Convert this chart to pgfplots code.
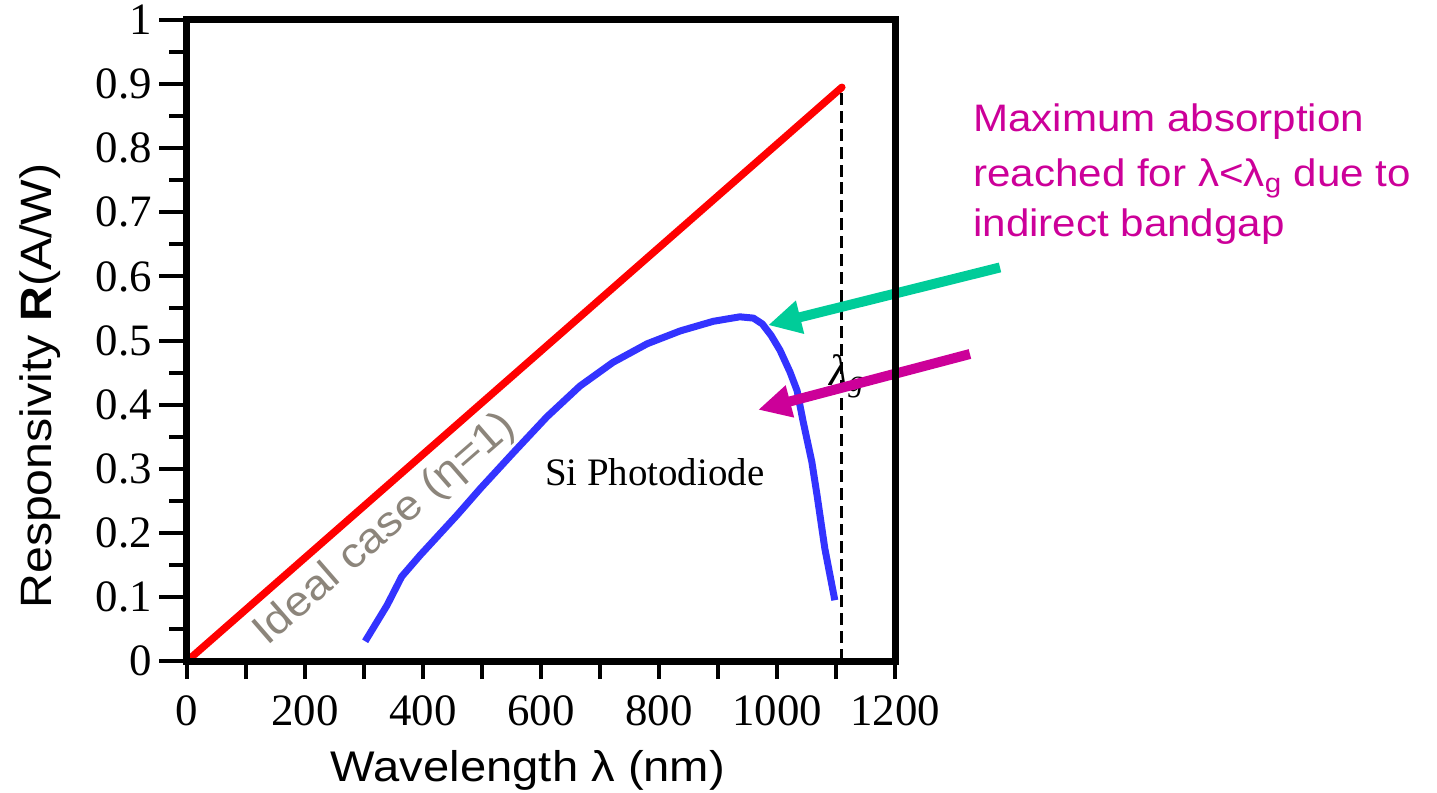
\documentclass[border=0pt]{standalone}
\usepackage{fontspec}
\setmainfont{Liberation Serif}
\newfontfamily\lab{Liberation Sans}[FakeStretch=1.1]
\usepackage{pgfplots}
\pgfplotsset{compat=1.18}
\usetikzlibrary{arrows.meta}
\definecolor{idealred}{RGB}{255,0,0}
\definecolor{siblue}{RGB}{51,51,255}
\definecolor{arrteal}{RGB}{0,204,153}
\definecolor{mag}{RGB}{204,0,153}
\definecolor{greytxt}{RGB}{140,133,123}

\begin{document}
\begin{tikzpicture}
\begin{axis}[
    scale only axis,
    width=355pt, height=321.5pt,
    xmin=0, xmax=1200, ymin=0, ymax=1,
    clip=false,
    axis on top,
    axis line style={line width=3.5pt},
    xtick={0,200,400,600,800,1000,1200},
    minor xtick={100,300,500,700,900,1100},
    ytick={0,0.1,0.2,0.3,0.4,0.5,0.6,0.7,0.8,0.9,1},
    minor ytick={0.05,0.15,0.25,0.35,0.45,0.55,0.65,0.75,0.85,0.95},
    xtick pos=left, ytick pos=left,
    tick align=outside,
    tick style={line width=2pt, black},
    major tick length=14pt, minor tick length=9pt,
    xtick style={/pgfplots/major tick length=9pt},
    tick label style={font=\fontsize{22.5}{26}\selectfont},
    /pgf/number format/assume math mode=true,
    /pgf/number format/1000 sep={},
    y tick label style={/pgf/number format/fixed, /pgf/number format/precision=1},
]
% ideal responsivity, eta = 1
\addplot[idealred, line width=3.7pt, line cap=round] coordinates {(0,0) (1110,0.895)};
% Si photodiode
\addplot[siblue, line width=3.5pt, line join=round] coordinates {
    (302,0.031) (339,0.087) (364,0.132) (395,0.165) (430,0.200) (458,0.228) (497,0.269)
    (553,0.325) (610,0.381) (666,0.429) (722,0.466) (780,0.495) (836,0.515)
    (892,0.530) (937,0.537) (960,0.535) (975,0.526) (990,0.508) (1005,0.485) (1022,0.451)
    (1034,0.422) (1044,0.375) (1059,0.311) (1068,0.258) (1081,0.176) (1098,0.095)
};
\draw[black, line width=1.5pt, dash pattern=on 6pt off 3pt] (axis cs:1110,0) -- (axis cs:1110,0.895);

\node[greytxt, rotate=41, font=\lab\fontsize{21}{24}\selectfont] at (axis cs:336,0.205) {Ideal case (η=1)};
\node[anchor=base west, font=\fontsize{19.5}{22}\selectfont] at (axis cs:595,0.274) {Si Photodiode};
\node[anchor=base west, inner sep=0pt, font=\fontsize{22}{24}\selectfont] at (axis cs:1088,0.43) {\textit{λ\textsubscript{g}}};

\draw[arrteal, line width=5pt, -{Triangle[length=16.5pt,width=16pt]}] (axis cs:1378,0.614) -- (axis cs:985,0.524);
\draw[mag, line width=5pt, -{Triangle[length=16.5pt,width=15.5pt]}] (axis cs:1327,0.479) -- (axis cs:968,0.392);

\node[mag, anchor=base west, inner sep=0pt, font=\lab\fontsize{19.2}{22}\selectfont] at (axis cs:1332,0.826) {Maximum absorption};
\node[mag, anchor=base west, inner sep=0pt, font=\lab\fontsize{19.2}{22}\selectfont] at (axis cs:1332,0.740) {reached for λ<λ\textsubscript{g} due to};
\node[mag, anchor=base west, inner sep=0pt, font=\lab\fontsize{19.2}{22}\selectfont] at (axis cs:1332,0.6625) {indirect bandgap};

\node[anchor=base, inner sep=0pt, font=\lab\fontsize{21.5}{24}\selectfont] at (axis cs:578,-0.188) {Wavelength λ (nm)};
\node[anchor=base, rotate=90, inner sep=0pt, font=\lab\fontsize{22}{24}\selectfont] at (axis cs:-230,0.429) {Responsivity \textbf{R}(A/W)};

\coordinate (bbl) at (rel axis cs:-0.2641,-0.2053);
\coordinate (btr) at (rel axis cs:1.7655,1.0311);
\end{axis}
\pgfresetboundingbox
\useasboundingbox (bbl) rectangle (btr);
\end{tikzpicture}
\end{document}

# Stated problem:
Only the lines from the top of the data through the line with "-- (axis cs:1110,0.895);" should be quoted, exactly and with both ends kept; skip the pictures.

# Exercise response:
Convert this chart to pgfplots code.
\documentclass[border=0pt]{standalone}
\usepackage{fontspec}
\setmainfont{Liberation Serif}
\newfontfamily\lab{Liberation Sans}[FakeStretch=1.1]
\usepackage{pgfplots}
\pgfplotsset{compat=1.18}
\usetikzlibrary{arrows.meta}
\definecolor{idealred}{RGB}{255,0,0}
\definecolor{siblue}{RGB}{51,51,255}
\definecolor{arrteal}{RGB}{0,204,153}
\definecolor{mag}{RGB}{204,0,153}
\definecolor{greytxt}{RGB}{140,133,123}

\begin{document}
\begin{tikzpicture}
\begin{axis}[
    scale only axis,
    width=355pt, height=321.5pt,
    xmin=0, xmax=1200, ymin=0, ymax=1,
    clip=false,
    axis on top,
    axis line style={line width=3.5pt},
    xtick={0,200,400,600,800,1000,1200},
    minor xtick={100,300,500,700,900,1100},
    ytick={0,0.1,0.2,0.3,0.4,0.5,0.6,0.7,0.8,0.9,1},
    minor ytick={0.05,0.15,0.25,0.35,0.45,0.55,0.65,0.75,0.85,0.95},
    xtick pos=left, ytick pos=left,
    tick align=outside,
    tick style={line width=2pt, black},
    major tick length=14pt, minor tick length=9pt,
    xtick style={/pgfplots/major tick length=9pt},
    tick label style={font=\fontsize{22.5}{26}\selectfont},
    /pgf/number format/assume math mode=true,
    /pgf/number format/1000 sep={},
    y tick label style={/pgf/number format/fixed, /pgf/number format/precision=1},
]
% ideal responsivity, eta = 1
\addplot[idealred, line width=3.7pt, line cap=round] coordinates {(0,0) (1110,0.895)};
% Si photodiode
\addplot[siblue, line width=3.5pt, line join=round] coordinates {
    (302,0.031) (339,0.087) (364,0.132) (395,0.165) (430,0.200) (458,0.228) (497,0.269)
    (553,0.325) (610,0.381) (666,0.429) (722,0.466) (780,0.495) (836,0.515)
    (892,0.530) (937,0.537) (960,0.535) (975,0.526) (990,0.508) (1005,0.485) (1022,0.451)
    (1034,0.422) (1044,0.375) (1059,0.311) (1068,0.258) (1081,0.176) (1098,0.095)
};
\draw[black, line width=1.5pt, dash pattern=on 6pt off 3pt] (axis cs:1110,0) -- (axis cs:1110,0.895);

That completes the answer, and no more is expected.